It's probably the most valuable back catalog in all of recorded music, and one of its architects is now suing Sony in order to get back the publishing rights. Paul McCartney of The Beatles, who according to the French Associated Press, filed a lawsuit in New York invoking a clause in the US Copyright Act of 1976.
According to that act, artists who gave away publishing rights to their songs recorded before 1978 can reclaim them after 56 years have passed, a deadline that is now creeping up on the earliest Beatles single "Love Me Do." That track was released in 1962, which means that next year McCartney should be entitled to take back the rights he signed away as a young lad from Liverpool. So why is a lawsuit necessary? Because of a court decision late last year against Duran Duran, in which a judge decided that the US Copyright Act of 1976 doesn't apply in Britain, which in turn reportedly provoked the CEO of Sony ATV to drop a conversational hint to McCartney's lawyer that the label wasn't planning to give up The Beatles' back catalog without a fight.

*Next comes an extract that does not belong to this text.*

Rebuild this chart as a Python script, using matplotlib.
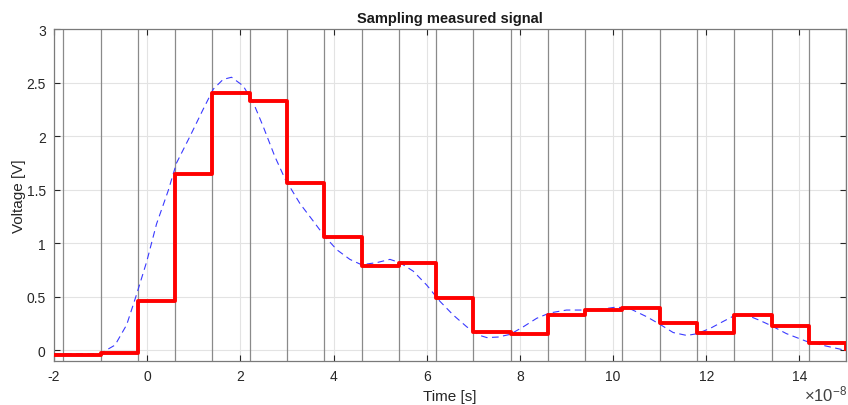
import matplotlib
matplotlib.use("Agg")
import matplotlib.pyplot as plt

plt.rcParams['font.family'] = ['Liberation Sans', 'DejaVu Sans']
plt.rcParams['axes.unicode_minus'] = False

# sample instants (units of 1e-8 s) and the held sample values
sample_t = [-2.6, -1.8, -1.0, -0.2, 0.6, 1.4, 2.2, 3.0, 3.8, 4.6, 5.4, 6.2, 7.0,
            7.8, 8.6, 9.4, 10.2, 11.0, 11.8, 12.6, 13.4, 14.2, 15.0]
sample_v = [-0.04, -0.04, -0.02, 0.46, 1.65, 2.40, 2.33, 1.56, 1.06, 0.79, 0.82,
            0.49, 0.17, 0.15, 0.33, 0.38, 0.40, 0.26, 0.16, 0.33, 0.23, 0.07, 0.01]

# measured signal
sig_t = [-2.0, -1.5, -1.01, -0.69, -0.44, -0.23, -0.01, 0.20, 0.45, 0.63, 0.92,
         1.20, 1.42, 1.63, 1.81, 2.06, 2.28, 2.49, 2.74, 2.96, 3.28, 3.56, 3.80,
         4.07, 4.35, 4.60, 4.93, 5.21, 5.42, 5.71, 6.00, 6.28, 6.57, 6.86, 7.14,
         7.29, 7.53, 7.79, 8.07, 8.36, 8.64, 9.00, 9.36, 9.79, 10.07, 10.36, 10.72,
         11.00, 11.29, 11.58, 11.79, 12.08, 12.36, 12.58, 12.87, 13.15, 13.40,
         13.72, 14.15, 14.58, 15.0]
sig_v = [-0.03, -0.03, -0.03, 0.05, 0.24, 0.52, 0.83, 1.18, 1.49, 1.75, 2.00,
         2.25, 2.44, 2.53, 2.55, 2.47, 2.31, 2.09, 1.81, 1.60, 1.37, 1.21, 1.07,
         0.94, 0.85, 0.80, 0.82, 0.85, 0.82, 0.74, 0.61, 0.46, 0.33, 0.22, 0.14,
         0.12, 0.125, 0.15, 0.22, 0.30, 0.35, 0.377, 0.377, 0.387, 0.405, 0.39, 0.315,
         0.245, 0.167, 0.14, 0.155, 0.205, 0.27, 0.32, 0.33, 0.28, 0.23,
         0.157, 0.085, 0.04, 0.0]

xticks = [-2, 0, 2, 4, 6, 8, 10, 12, 14]
yticks = [0, 0.5, 1, 1.5, 2, 2.5, 3]
ytick_labels = ['0', '0.5', '1', '1.5', '2', '2.5', '3']

fig = plt.figure(figsize=(8.48, 4.06), dpi=100)
ax = fig.add_axes([0.0637, 0.108, 0.934, 0.818])

ax.set_xlim(-2, 15)
ax.set_ylim(-0.1, 3)
ax.set_xticks(xticks)
ax.set_yticks(yticks)
ax.set_yticklabels(ytick_labels)
ax.grid(True, color='#e3e3e3', lw=0.8)
ax.set_axisbelow(True)

for t in sample_t[1:]:
    ax.axvline(t, color='#8a8a8a', lw=0.9, zorder=1)

ax.plot(sig_t, sig_v, color='#3a3aff', lw=0.8, ls=(0, (6, 4)), zorder=2)
ax.step(sample_t, sample_v, where='post', color='#ff0000', lw=2.8, zorder=3)

ax.tick_params(direction='in', length=4, top=True, right=True,
               colors='#262626', labelsize=10, pad=6)
for s in ax.spines.values():
    s.set_color('#7a7a7a')
    s.set_linewidth(0.9)

ax.set_title('Sampling measured signal', fontsize=10.5, fontweight='bold',
             color='#1a1a1a', pad=5)
ax.set_xlabel('Time [s]', fontsize=11, color='#262626', labelpad=4)
ax.set_ylabel('Voltage [V]', fontsize=11, color='#262626', labelpad=0)
fig.text(0.999, 0.004, r'$\mathregular{\times10^{-8}}$', ha='right',
         va='bottom', fontsize=12, color='#404040')

fig.savefig('out.png', dpi=100)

After that encounter, McCartney approached Sony to try to get a guarantee that his legal notices that The Beatles' publishing contracts would be terminated next year, and the company refused. Hence a lawsuit, filed in New York City, and which may have big implications for the music industry going forward – especially as things like streaming rights have given classic acts like The Beatles yet another platform to sell and resell familiar music to both old and new fans.

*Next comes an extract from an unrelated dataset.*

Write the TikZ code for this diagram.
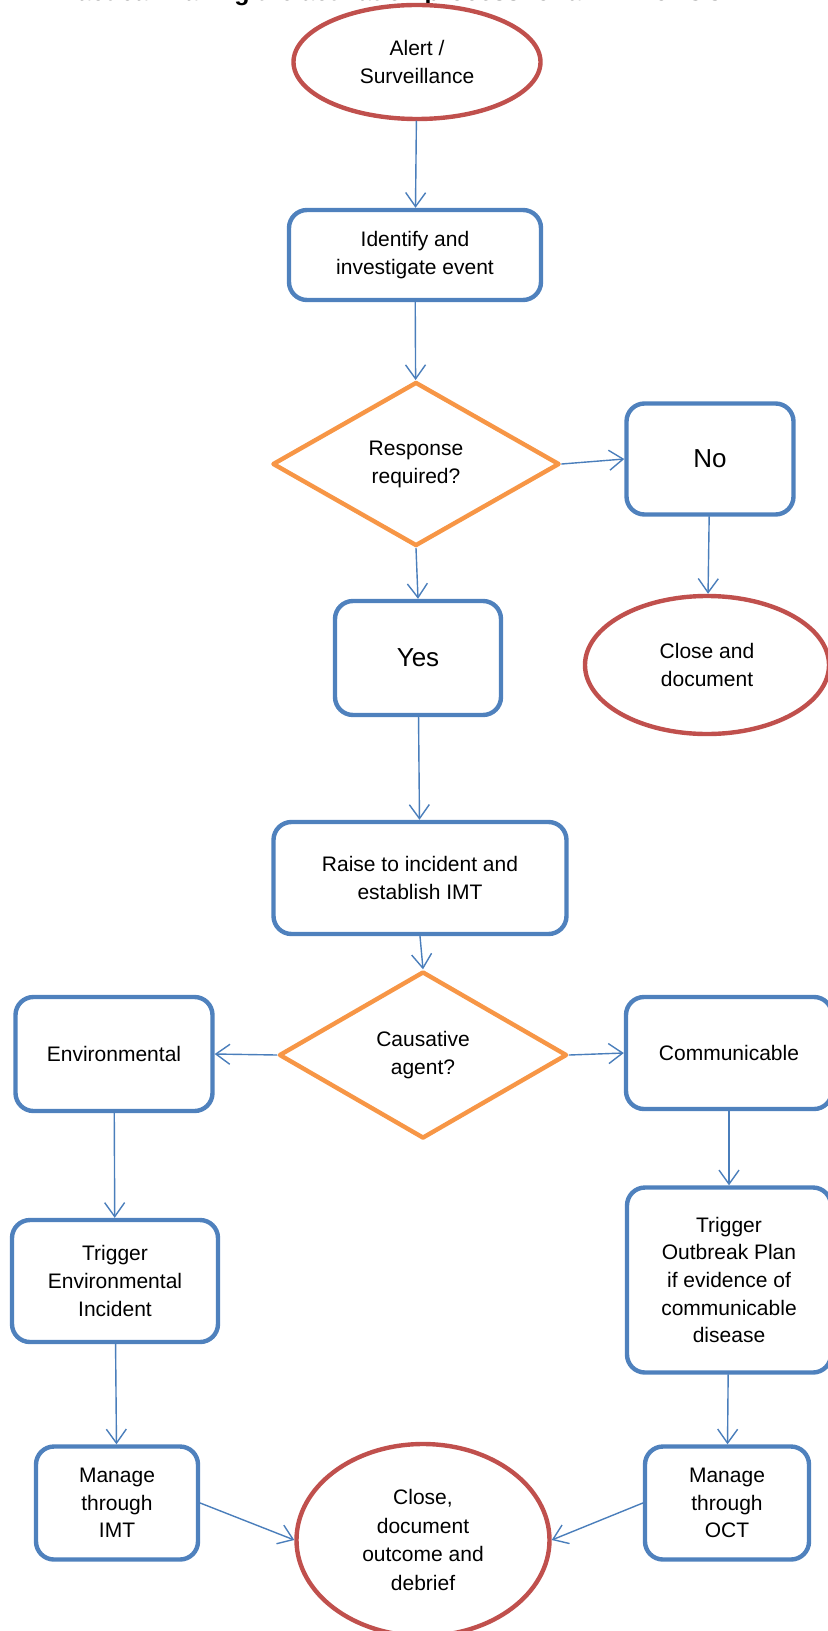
\documentclass[tikz,border=0pt]{standalone}
\usepackage{fontspec}
\setmainfont{Liberation Sans}
\usetikzlibrary{arrows.meta,shapes.geometric}
\definecolor{boxblue}{HTML}{4F81BD}
\definecolor{termred}{HTML}{C0504D}
\definecolor{decorange}{HTML}{F79646}
\definecolor{linkblue}{HTML}{4A7EBB}
\tikzset{
  every picture/.append style={line cap=round,line join=round},
  flow box/.style={draw=boxblue,line width=2.2pt,rounded corners=9pt,align=center,inner sep=0pt,font=\fontsize{10.5}{13.8}\selectfont},
  flow answer/.style={flow box,font=\fontsize{13}{16}\selectfont},
  flow term/.style={ellipse,draw=termred,line width=2.2pt,align=center,inner sep=0pt,font=\fontsize{10.5}{14.2}\selectfont},
  flow decision/.style={diamond,draw=decorange,line width=2.2pt,aspect=1.75,align=center,inner sep=0pt,font=\fontsize{10.5}{14}\selectfont},
  flow arrow/.style={linkblue,line width=0.7pt,-{Straight Barb[length=7pt,width=10pt]}},
  flow title/.style={anchor=base east,inner sep=0pt,font=\bfseries\fontsize{12.5}{15}\selectfont}
}

\begin{document}
\begin{tikzpicture}[x=0.5pt, y=-0.5pt]
  \clip (0,0) rectangle (828,1631);
  \node[flow title] (title) at (739,1) {Practical making the activation process for an IMT or OCT};

  % top of the chart
  \node[flow term, minimum width=123.5pt, minimum height=57pt] (alert) at (417,62) {Alert /\\Surveillance};
  \node[flow box, minimum width=126pt, minimum height=45pt] (identify) at (415,255) {Identify and\\investigate event};
  \node[flow decision, minimum width=143.5pt, minimum height=82pt] (response) at (416,464) {Response\\required?};
  \node[flow answer, minimum width=83.5pt, minimum height=55.5pt] (no) at (710,459) {No};
  \node[flow term, minimum width=122pt, minimum height=69pt] (closedoc) at (707,665) {Close and\\document};
  \node[flow answer, minimum width=83pt, minimum height=57pt] (yes) at (418,658) {Yes};
  \node[flow box, minimum width=146.5pt, minimum height=56pt] (raise) at (420,878) {Raise to incident and\\establish IMT};
  \node[flow decision, minimum width=144pt, minimum height=83.5pt] (cause) at (423,1055) {Causative\\agent?};

  % two branches
  \node[flow box, minimum width=98.5pt, minimum height=57pt] (env) at (114,1054) {Environmental};
  \node[flow box, minimum width=103pt, minimum height=56pt] (comm) at (729,1053) {Communicable};
  \node[flow box, minimum width=103pt, minimum height=61pt] (trigenv) at (115,1281) {Trigger\\Environmental\\Incident};
  \node[flow box, minimum width=102pt, minimum height=92.5pt] (trigob) at (729,1280) {Trigger\\Outbreak Plan\\if evidence of\\communicable\\disease};
  \node[flow box, minimum width=81pt, minimum height=56.5pt] (imt) at (117,1503) {Manage\\through\\IMT};
  \node[flow box, minimum width=82pt, minimum height=56.5pt] (oct) at (727,1503) {Manage\\through\\OCT};
  \node[flow term, minimum width=126.5pt, minimum height=96pt] (final) at (423,1540) {Close,\\document\\outcome and\\debrief};

  \draw[flow arrow] (alert) -- (identify);
  \draw[flow arrow] (identify) -- (response);
  \draw[flow arrow] (response.east) -- (no.west);
  \draw[flow arrow] (no) -- (closedoc);
  \draw[flow arrow] (response.south) -- (yes.north);
  \draw[flow arrow] (yes) -- (raise);
  \draw[flow arrow] (raise.south) -- (cause.north);
  \draw[flow arrow] (cause.west) -- (env.east);
  \draw[flow arrow] (cause.east) -- (comm.west);
  \draw[flow arrow] (env) -- (trigenv);
  \draw[flow arrow] (comm) -- (trigob);
  \draw[flow arrow] (trigenv) -- (imt);
  \draw[flow arrow] (trigob) -- (oct);
  \draw[flow arrow] (imt.east) -- (final.west);
  \draw[flow arrow] (oct.west) -- (final.east);
\end{tikzpicture}
\end{document}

Interestingly, Sony ATV only ended up with The Beatles' publishing rights through another artist – Michael Jackson, who bought up The Beatles' rights after a conversation about publishing rights with … Paul McCartney. Sony ATV also owns the back catalogs of artists like Jackson, Bob Dylan, and Marvin Gaye, so you can be sure they'll be lawyering up in preparation for this McCartney case unless they want to lose a lot of their fattest cash cows over the next few years.